Ces documents montrent que Gianfranco Becchina avait acheté la pièce de marbre – alors brisée en deux – en 1981 à un trafiquant italien pour 7,5 millions de lires.
Il l’avait rapportée à Bâle et revendue quelques semaines plus tard pour 80 000 francs au célèbre collectionneur genevois George Ortiz, l’héritier du «roi de l’étain» bolivien Simon Patiño. Le sarcophage avait été exposé quelques mois au Musée historique de Berne, en 1983. Puis, plus rien. Jusqu’à sa mise en vente, 31 ans plus tard, à New York, par Phoenix Ancient Art pour 4 millions de dollars.
Le marchand confirme qu’il agissait pour le compte de Noriyoshi Horiuchi, un collectionneur japonais, proche de Gianfranco Becchina, déjà impliqué dans la saisie de près de 20 000 objets anciens aux Ports Francs de Genève en 2009. Noriyoshi Horiuchi l’aurait acquis dans des circonstances inconnues auprès de George Ortiz avant son décès, le 8 octobre dernier, à l’âge de 86 ans.
La collection maudite
George Ortiz avait constitué une impressionnante collection d’art antique et primitif, à une époque où l’on se souciait peu de la provenance des œuvres, explique Marc-André Haldimann.
La vente du sarcophage, suivie du décès de son ancien propriétaire, conduit les experts à s’interroger sur le destin de la collection constituée de plus de 1000 pièces, dont certaines de premier plan.

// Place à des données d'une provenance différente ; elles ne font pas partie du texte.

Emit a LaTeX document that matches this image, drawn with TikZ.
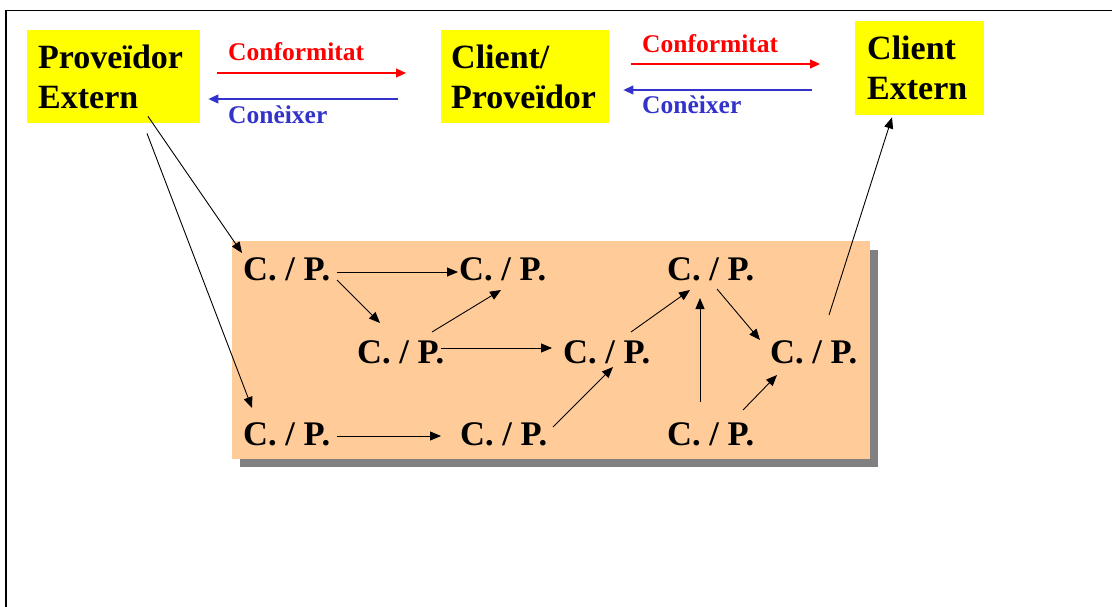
\documentclass[tikz,border=0pt]{standalone}
\usepackage{fontspec}
\setmainfont{Liberation Serif}
\usetikzlibrary{arrows.meta}
\definecolor{boxyellow}{RGB}{255,255,0}
\definecolor{panelorange}{RGB}{255,204,153}
\definecolor{panelshadow}{RGB}{128,128,128}
\definecolor{flowred}{RGB}{255,0,0}
\definecolor{flowblue}{RGB}{51,51,204}
\begin{document}
\begin{tikzpicture}[x=1pt,y=-1pt,
  arr/.style={-{Triangle[length=11pt,width=9pt]}, line width=0.9pt},
  flowarr/.style={-{Triangle[length=10pt,width=9pt]}, line width=1.2pt},
  cpnode/.style={inner sep=0pt, anchor=base west,
    font=\fontsize{34.5}{40}\selectfont\bfseries},
  namebox/.style={fill=boxyellow, anchor=north west, align=left,
    inner ysep=0pt, font=\fontsize{34}{40}\selectfont\bfseries},
  flowlabel/.style={inner sep=0pt, anchor=base west,
    font=\fontsize{25.5}{30}\selectfont\bfseries}]
\clip (0,0) rectangle (1112,606);

% outer frame
\draw[line width=1.8pt] (6,620) -- (6,10.5) -- (1130,10.5);

% external parties and the intermediate client/supplier
\node[namebox, text width=151pt, inner xsep=11pt, minimum height=93pt]
  (pe) at (27,30) {Proveïdor\\Extern};
\node[namebox, text width=148pt, inner xsep=10pt, minimum height=93pt]
  (cp) at (441,30) {Client/\\Proveïdor};
\node[namebox, text width=105pt, inner xsep=12pt, minimum height=94pt]
  (ce) at (855,21) {Client\\Extern};

% flows between the parties
\node[flowlabel, text=flowred] (conf1) at (228,60) {Conformitat};
\node[flowlabel, text=flowblue] (con1) at (228,123) {Conèixer};
\node[flowlabel, text=flowred] (conf2) at (642,52) {Conformitat};
\node[flowlabel, text=flowblue] (con2) at (642,113) {Conèixer};

\draw[flowarr, flowred] ([shift={(17,43)}]pe.north east) -- ([shift={(-35,43)}]cp.north west);
\draw[flowarr, flowblue] ([shift={(-43,69)}]cp.north west) -- ([shift={(8,69)}]pe.north east);
\draw[flowarr, flowred] ([shift={(22,34)}]cp.north east) -- ([shift={(-35,43)}]ce.north west);
\draw[flowarr, flowblue] ([shift={(-43,69)}]ce.north west) -- ([shift={(14,60)}]cp.north east);

% internal network panel
\fill[panelshadow] (240,250) rectangle (878,467);
\fill[panelorange] (232,241) rectangle (870,459);

\node[cpnode] (n1) at (243,280) {C. / P.};
\node[cpnode] (n2) at (459,280) {C. / P.};
\node[cpnode] (n3) at (357,363) {C. / P.};
\node[cpnode] (n4) at (243,445) {C. / P.};
\node[cpnode] (n5) at (460,445) {C. / P.};
\node[cpnode] (n6) at (563,363) {C. / P.};
\node[cpnode] (n7) at (667,280) {C. / P.};
\node[cpnode] (n8) at (667,445) {C. / P.};
\node[cpnode] (n9) at (770,363) {C. / P.};

% internal links
\draw[arr] ([shift={(94,-8)}]n1.base west) -- ([shift={(-1,-8)}]n2.base west);
\draw[arr] ([shift={(94,0)}]n1.base west) -- ([shift={(23,-40)}]n3.base west);
\draw[arr] ([shift={(75,-31)}]n3.base west) -- ([shift={(42,10)}]n2.base west);
\draw[arr] ([shift={(84,-15)}]n3.base west) -- ([shift={(-11,-15)}]n6.base west);
\draw[arr] ([shift={(94,-9)}]n4.base west) -- ([shift={(-19,-9)}]n5.base west);
\draw[arr] ([shift={(93,-18)}]n5.base west) -- ([shift={(50,4)}]n6.base west);
\draw[arr] ([shift={(68,-31)}]n6.base west) -- ([shift={(23,10)}]n7.base west);
\draw[arr] ([shift={(33,-43)}]n8.base west) -- ([shift={(33,18)}]n7.base west);
\draw[arr] ([shift={(50,9)}]n7.base west) -- ([shift={(-10,-23)}]n9.base west);
\draw[arr] ([shift={(76,-35)}]n8.base west) -- ([shift={(7,12)}]n9.base west);

% links to the external parties
\draw[arr] ([shift={(59,-48)}]n9.base west) -- ([shift={(37,2)}]ce.south west);
\draw[arr] ([shift={(121,-7)}]pe.south west) -- ([shift={(-1,-27)}]n1.base west);
\draw[arr] ([shift={(120,10)}]pe.south west) -- ([shift={(9,-37)}]n4.base west);
\end{tikzpicture}
\end{document}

«Si la vente du sarcophage indique que la collection Ortiz est maintenant vendue à l’encan, ce serait une catastrophe», s’inquiète Laurent Flutsch, directeur du Musée romain de Lausanne et auteur du livre «Le pillage du patrimoine archéologique».
Le fils aîné du collectionneur, George Ortiz junior, promet qu’il n’en est rien: «Il n’y a aucune feuille de route concernant la collection», assure-t-il. Les héritiers Ortiz seraient actuellement plus préoccupés par les aspects fiscaux de la succession, puisque la fameuse collection pourrait aujourd’hui s’avérer invendable. Du moins officiellement.
Gianfranco Becchina est sorti de son silence vendredi. Dans une prise de position adressée à la RAI, il rejette les accusations italiennes, affirmant que la transaction s’est déroulée en Suisse, où, selon lui, le commerce des antiquités n’est soumis à «aucune restriction».